Hemos cambiado
La política ya ha cambiado. Ya no resulta extraño
encontrar debates animados no sólo en la barra del bar o en torno a un café,
sino también en las casas de la gente. Los programas con tertulias políticas, sobre
las cuales no voy a entrar a debatir sobre sus bondades o su contribución a la
banalización de la gestión pública, ocupan hoy un espacio importante en el
consumo televisivo de muchas familias. La gente se preocupa e intenta informarse
sobre la política y sobre sus políticos. Y ni mencionar el enorme alcance que
están teniendo las redes sociales que se han presentado como magnífica
herramienta no sólo de marketing, sino también de debate y confrontación de
“argumentarios” (más o menos válidos), lo cual evidencia que las formas
tradicionales de hacer política han cambiado.

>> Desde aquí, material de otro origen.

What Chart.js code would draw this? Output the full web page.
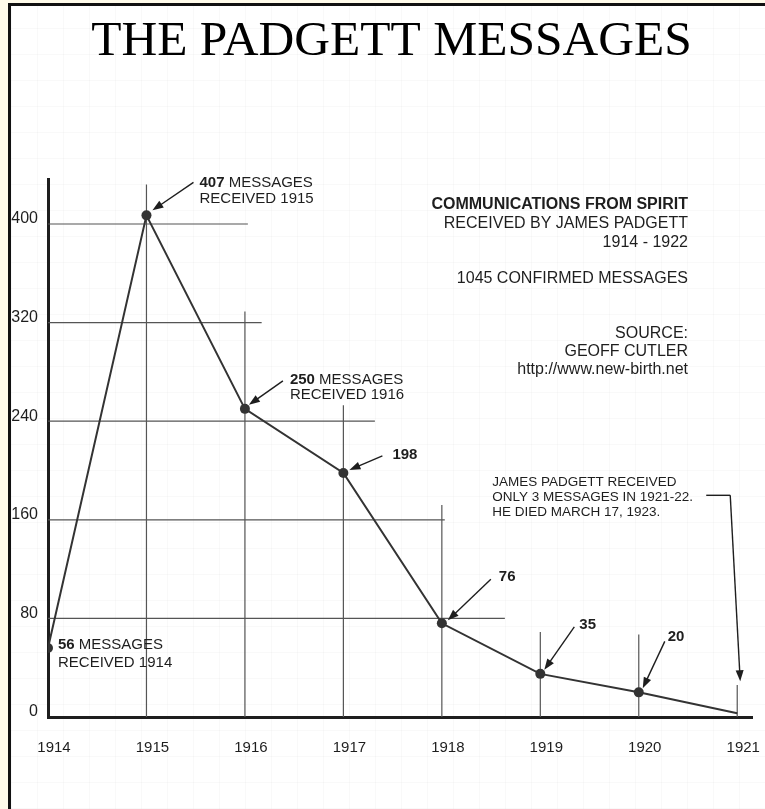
<!DOCTYPE html>
<html>
<head>
<meta charset="utf-8">
<title>The Padgett Messages</title>
<script src="https://cdn.jsdelivr.net/npm/chart.js@4.4.1/dist/chart.umd.min.js"></script>
<style>
  html, body { margin: 0; padding: 0; }
  body { width: 765px; height: 809px; background: #fffbea; position: relative; overflow: hidden; }
  #paper {
    position: absolute; left: 8px; top: 3px; right: 0; bottom: 0;
    border-left: 3px solid #111; border-top: 3px solid #111;
    background-color: #fff;
    background-image: repeating-linear-gradient(0deg, rgba(0,0,0,0.025) 0 1px, transparent 1px 26px),
                      repeating-linear-gradient(90deg, rgba(0,0,0,0.025) 0 1px, transparent 1px 26px);
  }
  #chart { position: absolute; left: 0; top: 0; }
</style>
</head>
<body>
<div id="paper"></div>
<canvas id="chart" width="765" height="809"></canvas>
<script>
// data
const years = [1914, 1915, 1916, 1917, 1918, 1919, 1920, 1921];
const messages = [56, 407, 250, 198, 76, 35, 20, 3];
const yTicks = [0, 80, 160, 240, 320, 400];

const sans = '"Liberation Sans", Arial, sans-serif';
const ink = '#1e1e1e';

// hand drawn grid: how far each line was ruled (in axis units)
const hLines = [[80, 1918.64], [160, 1918.03], [240, 1917.32], [320, 1916.17], [400, 1916.03]];
const vLines = [[1915, 432], [1916, 329], [1917, 253], [1918, 172], [1919, 69], [1920, 67], [1921, 26]];

// callouts, offsets are pixels from the data point
const notes = [
  { i: 0, bold: '56', rest: ' MESSAGES', line2: 'RECEIVED 1914', dx: 10, dy: -3, gap: 18 },
  { i: 1, bold: '407', rest: ' MESSAGES', line2: 'RECEIVED 1915', dx: 53, dy: -33, gap: 16, tail: [47, -33], head: [6, -5] },
  { i: 2, bold: '250', rest: ' MESSAGES', line2: 'RECEIVED 1916', dx: 45, dy: -29, gap: 15, tail: [38, -28], head: [4, -4] },
  { i: 3, bold: '198', dx: 49, dy: -18, tail: [39, -17], head: [6, -3] },
  { i: 4, bold: '76', dx: 57, dy: -46, tail: [49, -44], head: [6, -3] },
  { i: 5, bold: '35', dx: 39, dy: -49, tail: [34, -47], head: [4, -4] },
  { i: 6, bold: '20', dx: 29, dy: -55, tail: [26, -51], head: [4, -4] }
];

const infoLines = [
  ['COMMUNICATIONS FROM SPIRIT', 205, true],
  ['RECEIVED BY JAMES PADGETT', 224],
  ['1914 - 1922', 243],
  ['1045 CONFIRMED MESSAGES', 279],
  ['SOURCE:', 334],
  ['GEOFF CUTLER', 352],
  ['http://www.new-birth.net', 370]
];

const deathNote = ['JAMES PADGETT RECEIVED', 'ONLY 3 MESSAGES IN 1921-22.', 'HE DIED MARCH 17, 1923.'];

function arrow(ctx, x1, y1, x2, y2) {
  const a = Math.atan2(y2 - y1, x2 - x1);
  const c = Math.cos(a), s = Math.sin(a);
  ctx.beginPath();
  ctx.moveTo(x1, y1);
  ctx.lineTo(x2 - 6 * c, y2 - 6 * s);
  ctx.stroke();
  ctx.beginPath();
  ctx.moveTo(x2, y2);
  ctx.lineTo(x2 - 11 * c + 4 * s, y2 - 11 * s - 4 * c);
  ctx.lineTo(x2 - 11 * c - 4 * s, y2 - 11 * s + 4 * c);
  ctx.closePath();
  ctx.fill();
}

const sketch = {
  id: 'sketch',
  beforeDatasetsDraw(chart) {
    const { ctx, scales: { x, y } } = chart;
    ctx.save();
    ctx.strokeStyle = '#555';
    ctx.lineWidth = 1.2;
    hLines.forEach(([v, to]) => {
      const py = y.getPixelForValue(v);
      ctx.beginPath();
      ctx.moveTo(x.getPixelForValue(years[0]), py);
      ctx.lineTo(x.getPixelForValue(to), py);
      ctx.stroke();
    });
    vLines.forEach(([yr, to]) => {
      const px = x.getPixelForValue(yr);
      ctx.beginPath();
      ctx.moveTo(px, y.getPixelForValue(0));
      ctx.lineTo(px, y.getPixelForValue(to));
      ctx.stroke();
    });
    ctx.restore();
  },
  afterDatasetsDraw(chart) {
    const { ctx, scales: { x, y } } = chart;
    ctx.save();
    // title
    ctx.fillStyle = '#000';
    ctx.textAlign = 'center';
    ctx.textBaseline = 'alphabetic';
    ctx.font = '49.5px "Liberation Serif", "Times New Roman", serif';
    ctx.fillText('THE PADGETT MESSAGES', 391.5, 55);

    ctx.fillStyle = ink;
    ctx.strokeStyle = ink;
    ctx.lineWidth = 1.4;
    ctx.textBaseline = 'middle';
    ctx.textAlign = 'left';

    notes.forEach(n => {
      const px = x.getPixelForValue(years[n.i]);
      const py = y.getPixelForValue(messages[n.i]);
      const tx = px + n.dx, ty = py + n.dy;
      ctx.font = 'bold 15px ' + sans;
      ctx.fillText(n.bold, tx, ty);
      if (n.rest) {
        const w = ctx.measureText(n.bold).width;
        ctx.font = '15px ' + sans;
        ctx.fillText(n.rest, tx + w, ty);
        ctx.fillText(n.line2, tx, ty + n.gap);
      }
      if (n.tail) arrow(ctx, px + n.tail[0], py + n.tail[1], px + n.head[0], py + n.head[1]);
    });

    // top right info block
    ctx.textAlign = 'right';
    infoLines.forEach(([t, ty, b]) => {
      ctx.font = (b ? 'bold ' : '') + '16px ' + sans;
      ctx.fillText(t, 688, ty);
    });

    // note about the last years, pointing at 1921
    const lx = x.getPixelForValue(years[7]);
    const ly = y.getPixelForValue(messages[7]);
    ctx.textAlign = 'left';
    ctx.font = '13.5px ' + sans;
    deathNote.forEach((t, k) => ctx.fillText(t, lx - 245, ly - 231 + k * 15));
    ctx.beginPath();
    ctx.moveTo(lx - 31, ly - 218);
    ctx.lineTo(lx - 7, ly - 218);
    ctx.stroke();
    arrow(ctx, lx - 7, ly - 218, lx + 3, ly - 32);
    ctx.restore();
  }
};

new Chart(document.getElementById('chart'), {
  type: 'line',
  data: {
    datasets: [{
      data: years.map((yr, k) => ({ x: yr, y: messages[k] })),
      borderColor: '#333',
      borderWidth: 2,
      backgroundColor: '#333',
      pointRadius: c => (c.dataIndex < years.length - 1 ? 5 : 0),
      pointBorderWidth: 0,
      tension: 0
    }]
  },
  options: {
    responsive: false,
    animation: false,
    devicePixelRatio: 1,
    layout: { padding: { top: 179, right: 13, left: 0, bottom: 0 } },
    plugins: {
      legend: { display: false },
      tooltip: { enabled: false },
      title: { display: false }
    },
    scales: {
      x: {
        type: 'linear',
        min: 1914,
        max: 1921.15,
        grid: { display: false, drawTicks: false },
        border: { color: ink, width: 3 },
        afterBuildTicks: s => { s.ticks = years.map(v => ({ value: v })); },
        afterFit: s => { s.height = 92; s.paddingLeft = 0; s.paddingRight = 0; },
        ticks: {
          color: ink,
          font: { family: sans, size: 15 },
          padding: 22,
          labelOffset: 6,
          callback: v => String(v)
        }
      },
      y: {
        min: 0,
        max: 436.5,
        grid: { display: false, drawTicks: false },
        border: { color: ink, width: 3 },
        afterBuildTicks: s => { s.ticks = yTicks.map(v => ({ value: v })); },
        afterFit: s => { s.width = 48; s.paddingTop = 0; s.paddingBottom = 0; },
        ticks: {
          color: ink,
          font: { family: sans, size: 16 },
          padding: 10,
          labelOffset: -5
        }
      }
    }
  },
  plugins: [sketch]
});
</script>
</body>
</html>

Y han cambiado para bien.
Independientemente de lo que podamos opinar de estos nuevos formatos de consumo
de la política y de sus canales, hay una cosa obvia, y es que la política ha
dejado de ser una mera tecnología del poder y ha pasado a tener una dimensión
moral; no está bien que se desahucie a las personas de sus casas y se le
inyecte dinero público de todos a los bancos, es inadmisible que la gente pase
hambre y que por el contrario los sueldos de nuestros políticos sean
desorbitados, no son aceptables las cifras de paro ni es entendible que los
políticos accedan a esas puertas giratorias que les garantizan sueldos
vitalicios, no se comprende que los españoles tengamos una sanidad pública tan
precarizada mientras que “ellos” tengan clínicas privadas donde curan a sus
familiares, y así un largo etc.
Lo que parecía ser una creciente desafección de la
política se ha convertido en una nueva forma de entender la política basada en
el sentido común, basada en elementos tan esenciales como aquello que es
“bueno” o “malo” para la gente. En esta sencillez, está precisamente lo
revolucionario. Y es que durante estos últimos treinta años han intentado
convencernos de que la gestión de lo público es enormemente complicada y que la
ciudadanía en general no entiende por lo que, por nuestro bien, era vital
confiar en los partidos políticos tradicionales que sí saben lo que hacen. Eso
ha muerto.
No afirmo que haya desaparecido por completo, pero
ese sistema ya no vende. No es sólo una cuestión de partido políticos que
perdieron su credibilidad en el momento que ligaron militancia con cualquier
tipo de beneficio (ya sea material o simbólico o la mera pertenencia), sino
también de esa gran parte de la ciudadanía que había contribuido a desarrollar
esa bipolaridad que nos hacía perder de vista lo fundamental que no es otra
cosa que es que la gente pueda acceder a una educación pública de calidad, que
la gente no tema por sus pensiones o que la gente no se angustie cuando
enferme. La política ya no se mueve de izquierda a derecha, la política
adquiere una multidimensión que inunda todo en nuestra esfera vital. Aquí
radica el gran éxito. La gente ya es dueña de ese instrumento que ha estado
únicamente al alcance de unos pocos que la “entendían”, y ello ha sido posible
sin un gran un proceso de ideologización de la sociedad que nos hubiera llevado
nuevamente a la creación de bandos, sino que, la aparición de nuevas formas de
hacer política han surgido desde abajo hacia arriba, es la gente la que ha
construido esta nueva sociedad que exige otra forma de hacer política, y esto
que es tan sencillo de entender, resulta sin embargo insultante e
incomprensible para los partidos tradicionales que se resisten vendiendo miedo.
Pierden. No han entendido que detrás de lo que ellos odian hay millones de
personas, gente, ciudadanos, y que enrocándose lo único que hacen es
posicionarse frente a la propia sociedad. Quedan desacreditados. Estar en
contra del cambio es estar en contra de la gente.